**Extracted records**
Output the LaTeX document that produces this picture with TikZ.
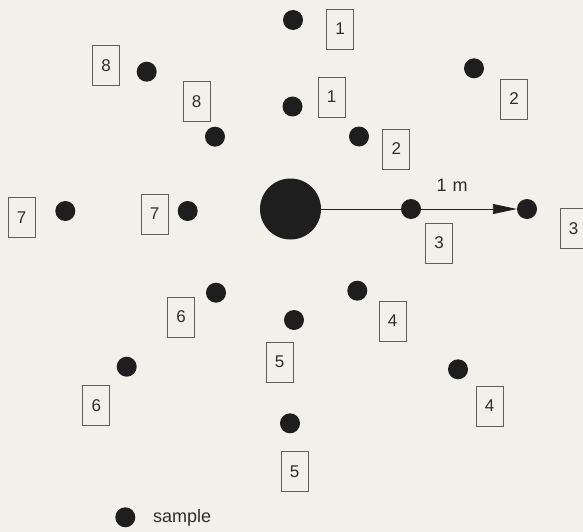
\documentclass[tikz,border=0pt]{standalone}
\usepackage{fontspec}
\setmainfont{Liberation Sans}
\usetikzlibrary{arrows.meta}
\definecolor{bg}{HTML}{F1F0EB}
\definecolor{ink}{HTML}{1E1E1E}
\definecolor{txt}{HTML}{2E2E2E}
\definecolor{frame}{HTML}{5E5E5A}
\begin{document}
\begin{tikzpicture}[x=1pt,y=-1pt,
  dot/.style={circle,fill=ink,inner sep=0pt,minimum size=20pt},
  bigdot/.style={circle,fill=ink,inner sep=0pt,minimum size=61pt},
  lbl/.style={draw=frame,line width=0.9pt,minimum width=27pt,minimum height=40pt,inner sep=0pt,
    text=txt,font=\fontsize{17}{19}\selectfont},
  plain/.style={text=txt,font=\fontsize{18}{20}\selectfont,inner sep=0pt}]
\fill[bg] (0,0) rectangle (583,532);
\useasboundingbox (0,0) rectangle (583,532);
\begin{scope}
\clip (0,0) rectangle (583,532);
% centre
\node[bigdot] (c) at (290.5,209) {};
% inner ring
\node[dot] (i1) at (292.5,106.5) {};
\node[dot] (i2) at (359,136.5) {};
\node[dot] (i3) at (411,209) {};
\node[dot] (i4) at (357.3,290.7) {};
\node[dot] (i5) at (294,320) {};
\node[dot] (i6) at (216,292.7) {};
\node[dot] (i7) at (187.7,211) {};
\node[dot] (i8) at (215,136.7) {};
% outer ring
\node[dot] (o1) at (293,20) {};
\node[dot] (o2) at (474,68.3) {};
\node[dot] (o3) at (527,209) {};
\node[dot] (o4) at (458,369.3) {};
\node[dot] (o5) at (290,423.3) {};
\node[dot] (o6) at (126.7,366.7) {};
\node[dot] (o7) at (65.3,211) {};
\node[dot] (o8) at (146.7,71.7) {};
% labels
\node[lbl] (bi1) at (331.5,97) {1};
\node[lbl] (bi2) at (396.3,149) {2};
\node[lbl] (bi3) at (439,243) {3};
\node[lbl] (bi4) at (392.5,321) {4};
\node[lbl] (bi5) at (279.5,362) {5};
\node[lbl] (bi6) at (181,317) {6};
\node[lbl] (bi7) at (154.5,214) {7};
\node[lbl] (bi8) at (196.5,101.5) {8};
\node[lbl] (bo1) at (340,29) {1};
\node[lbl] (bo2) at (514,99) {2};
\node[lbl] (bo3) at (573.5,228.5) {3};
\node[lbl] (bo4) at (489.5,406) {4};
\node[lbl] (bo5) at (294.5,471.5) {5};
\node[lbl] (bo6) at (96.3,405.7) {6};
\node[lbl] (bo7) at (21.5,217.5) {7};
\node[lbl] (bo8) at (106,65.5) {8};
% distance arrow
\draw[ink,line width=0.9pt,-{Triangle[length=24pt,width=10pt]}] (c) -- (o3);
\node[plain] (dist) at (452,185) {1\,\,m};
% legend
\node[dot] (leg) at (125.3,517.3) {};
\node[plain,anchor=west] (legt) at (153,518) {sample};
\end{scope}
\end{tikzpicture}
\end{document}
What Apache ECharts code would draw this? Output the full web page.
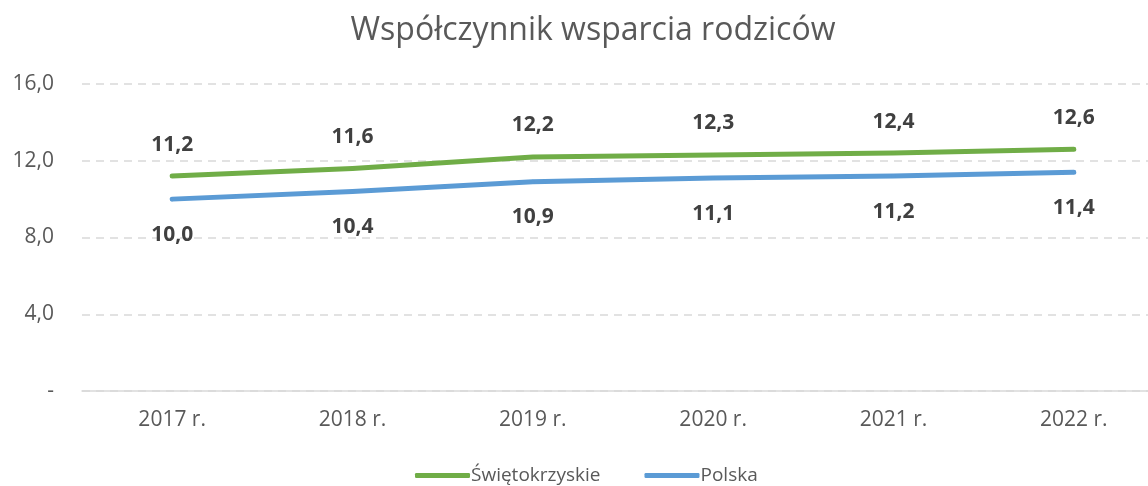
<!DOCTYPE html>
<html>
<head>
<meta charset="utf-8">
<script src="https://cdn.jsdelivr.net/npm/echarts@6/dist/echarts.min.js"></script>
<style>
  html, body { margin: 0; padding: 0; background: #fff; overflow: hidden; }
  /* the plot area runs a little past the right edge of the page */
  #chart { width: 1166px; height: 486px; }
</style>
</head>
<body>
<div id="chart"></div>
<script>
const categories = ['2017 r.', '2018 r.', '2019 r.', '2020 r.', '2021 r.', '2022 r.'];
const swietokrzyskie = [11.2, 11.6, 12.2, 12.3, 12.4, 12.6];
const polska = [10.0, 10.4, 10.9, 11.1, 11.2, 11.4];
const seriesNames = ['Świętokrzyskie', 'Polska'];

const FONT = '"Open Sans", "Noto Sans", sans-serif';
const fmt = v => v === 0 ? '-' : v.toFixed(1).replace('.', ',');

const chart = echarts.init(document.getElementById('chart'), null, { renderer: 'canvas' });

function lineSeries(name, data, color, pos, dist) {
  return {
    name: name,
    type: 'line',
    data: data,
    symbol: 'circle',
    symbolSize: 4,
    showSymbol: true,
    lineStyle: { color: color, width: 5, cap: 'round', join: 'round' },
    itemStyle: { color: color, borderWidth: 0 },
    label: {
      show: true, position: pos, distance: dist,
      fontFamily: FONT, fontSize: 21, fontWeight: 'bold', color: '#404040',
      formatter: p => fmt(p.value)
    }
  };
}

chart.setOption({
  animation: false,
  backgroundColor: '#ffffff',
  title: {
    text: 'Współczynnik wsparcia rodziców',
    left: 588,
    top: 10,
    textAlign: 'center',
    textStyle: { fontFamily: FONT, fontSize: 32, fontWeight: 'normal', color: '#595959' }
  },
  legend: {
    data: seriesNames,
    bottom: -4,
    left: 410,
    itemWidth: 55,
    itemHeight: 5,
    itemGap: 44,
    icon: 'roundRect',
    textStyle: { fontFamily: FONT, fontSize: 19, color: '#595959', padding: [0, 0, 0, -4] }
  },
  grid: { left: 82, top: 84, right: 2, bottom: 95 },
  xAxis: {
    type: 'category',
    data: categories,
    boundaryGap: true,
    axisLine: { lineStyle: { color: '#d9d9d9', width: 1.5 } },
    axisTick: { show: false },
    axisLabel: { fontFamily: FONT, fontSize: 21, color: '#595959', margin: 19 }
  },
  yAxis: {
    type: 'value',
    min: 0,
    max: 16,
    interval: 4,
    axisLine: { show: false },
    axisTick: { show: false },
    axisLabel: { fontFamily: FONT, fontSize: 21, color: '#595959', margin: 28, formatter: fmt },
    splitLine: { lineStyle: { color: '#d9d9d9', type: [8, 6], width: 1.5 } }
  },
  series: [
    lineSeries(seriesNames[0], swietokrzyskie, '#70ad47', 'top', 19),
    lineSeries(seriesNames[1], polska, '#5b9bd5', 'bottom', 23)
  ]
});
</script>
</body>
</html>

**Given problem**
Transcribe each entry above exactly, apart from the pictures.

**Final answer**
Output the LaTeX document that produces this picture with TikZ.
\documentclass[tikz,border=0pt]{standalone}
\usepackage{fontspec}
\setmainfont{Liberation Sans}
\usetikzlibrary{arrows.meta}
\definecolor{bg}{HTML}{F1F0EB}
\definecolor{ink}{HTML}{1E1E1E}
\definecolor{txt}{HTML}{2E2E2E}
\definecolor{frame}{HTML}{5E5E5A}
\begin{document}
\begin{tikzpicture}[x=1pt,y=-1pt,
  dot/.style={circle,fill=ink,inner sep=0pt,minimum size=20pt},
  bigdot/.style={circle,fill=ink,inner sep=0pt,minimum size=61pt},
  lbl/.style={draw=frame,line width=0.9pt,minimum width=27pt,minimum height=40pt,inner sep=0pt,
    text=txt,font=\fontsize{17}{19}\selectfont},
  plain/.style={text=txt,font=\fontsize{18}{20}\selectfont,inner sep=0pt}]
\fill[bg] (0,0) rectangle (583,532);
\useasboundingbox (0,0) rectangle (583,532);
\begin{scope}
\clip (0,0) rectangle (583,532);
% centre
\node[bigdot] (c) at (290.5,209) {};
% inner ring
\node[dot] (i1) at (292.5,106.5) {};
\node[dot] (i2) at (359,136.5) {};
\node[dot] (i3) at (411,209) {};
\node[dot] (i4) at (357.3,290.7) {};
\node[dot] (i5) at (294,320) {};
\node[dot] (i6) at (216,292.7) {};
\node[dot] (i7) at (187.7,211) {};
\node[dot] (i8) at (215,136.7) {};
% outer ring
\node[dot] (o1) at (293,20) {};
\node[dot] (o2) at (474,68.3) {};
\node[dot] (o3) at (527,209) {};
\node[dot] (o4) at (458,369.3) {};
\node[dot] (o5) at (290,423.3) {};
\node[dot] (o6) at (126.7,366.7) {};
\node[dot] (o7) at (65.3,211) {};
\node[dot] (o8) at (146.7,71.7) {};
% labels
\node[lbl] (bi1) at (331.5,97) {1};
\node[lbl] (bi2) at (396.3,149) {2};
\node[lbl] (bi3) at (439,243) {3};
\node[lbl] (bi4) at (392.5,321) {4};
\node[lbl] (bi5) at (279.5,362) {5};
\node[lbl] (bi6) at (181,317) {6};
\node[lbl] (bi7) at (154.5,214) {7};
\node[lbl] (bi8) at (196.5,101.5) {8};
\node[lbl] (bo1) at (340,29) {1};
\node[lbl] (bo2) at (514,99) {2};
\node[lbl] (bo3) at (573.5,228.5) {3};
\node[lbl] (bo4) at (489.5,406) {4};
\node[lbl] (bo5) at (294.5,471.5) {5};
\node[lbl] (bo6) at (96.3,405.7) {6};
\node[lbl] (bo7) at (21.5,217.5) {7};
\node[lbl] (bo8) at (106,65.5) {8};
% distance arrow
\draw[ink,line width=0.9pt,-{Triangle[length=24pt,width=10pt]}] (c) -- (o3);
\node[plain] (dist) at (452,185) {1\,\,m};
% legend
\node[dot] (leg) at (125.3,517.3) {};
\node[plain,anchor=west] (legt) at (153,518) {sample};
\end{scope}
\end{tikzpicture}
\end{document}
What Apache ECharts code would draw this? Output the full web page.
<!DOCTYPE html>
<html>
<head>
<meta charset="utf-8">
<script src="https://cdn.jsdelivr.net/npm/echarts@6/dist/echarts.min.js"></script>
<style>
  html, body { margin: 0; padding: 0; background: #fff; overflow: hidden; }
  /* the plot area runs a little past the right edge of the page */
  #chart { width: 1166px; height: 486px; }
</style>
</head>
<body>
<div id="chart"></div>
<script>
const categories = ['2017 r.', '2018 r.', '2019 r.', '2020 r.', '2021 r.', '2022 r.'];
const swietokrzyskie = [11.2, 11.6, 12.2, 12.3, 12.4, 12.6];
const polska = [10.0, 10.4, 10.9, 11.1, 11.2, 11.4];
const seriesNames = ['Świętokrzyskie', 'Polska'];

const FONT = '"Open Sans", "Noto Sans", sans-serif';
const fmt = v => v === 0 ? '-' : v.toFixed(1).replace('.', ',');

const chart = echarts.init(document.getElementById('chart'), null, { renderer: 'canvas' });

function lineSeries(name, data, color, pos, dist) {
  return {
    name: name,
    type: 'line',
    data: data,
    symbol: 'circle',
    symbolSize: 4,
    showSymbol: true,
    lineStyle: { color: color, width: 5, cap: 'round', join: 'round' },
    itemStyle: { color: color, borderWidth: 0 },
    label: {
      show: true, position: pos, distance: dist,
      fontFamily: FONT, fontSize: 21, fontWeight: 'bold', color: '#404040',
      formatter: p => fmt(p.value)
    }
  };
}

chart.setOption({
  animation: false,
  backgroundColor: '#ffffff',
  title: {
    text: 'Współczynnik wsparcia rodziców',
    left: 588,
    top: 10,
    textAlign: 'center',
    textStyle: { fontFamily: FONT, fontSize: 32, fontWeight: 'normal', color: '#595959' }
  },
  legend: {
    data: seriesNames,
    bottom: -4,
    left: 410,
    itemWidth: 55,
    itemHeight: 5,
    itemGap: 44,
    icon: 'roundRect',
    textStyle: { fontFamily: FONT, fontSize: 19, color: '#595959', padding: [0, 0, 0, -4] }
  },
  grid: { left: 82, top: 84, right: 2, bottom: 95 },
  xAxis: {
    type: 'category',
    data: categories,
    boundaryGap: true,
    axisLine: { lineStyle: { color: '#d9d9d9', width: 1.5 } },
    axisTick: { show: false },
    axisLabel: { fontFamily: FONT, fontSize: 21, color: '#595959', margin: 19 }
  },
  yAxis: {
    type: 'value',
    min: 0,
    max: 16,
    interval: 4,
    axisLine: { show: false },
    axisTick: { show: false },
    axisLabel: { fontFamily: FONT, fontSize: 21, color: '#595959', margin: 28, formatter: fmt },
    splitLine: { lineStyle: { color: '#d9d9d9', type: [8, 6], width: 1.5 } }
  },
  series: [
    lineSeries(seriesNames[0], swietokrzyskie, '#70ad47', 'top', 19),
    lineSeries(seriesNames[1], polska, '#5b9bd5', 'bottom', 23)
  ]
});
</script>
</body>
</html>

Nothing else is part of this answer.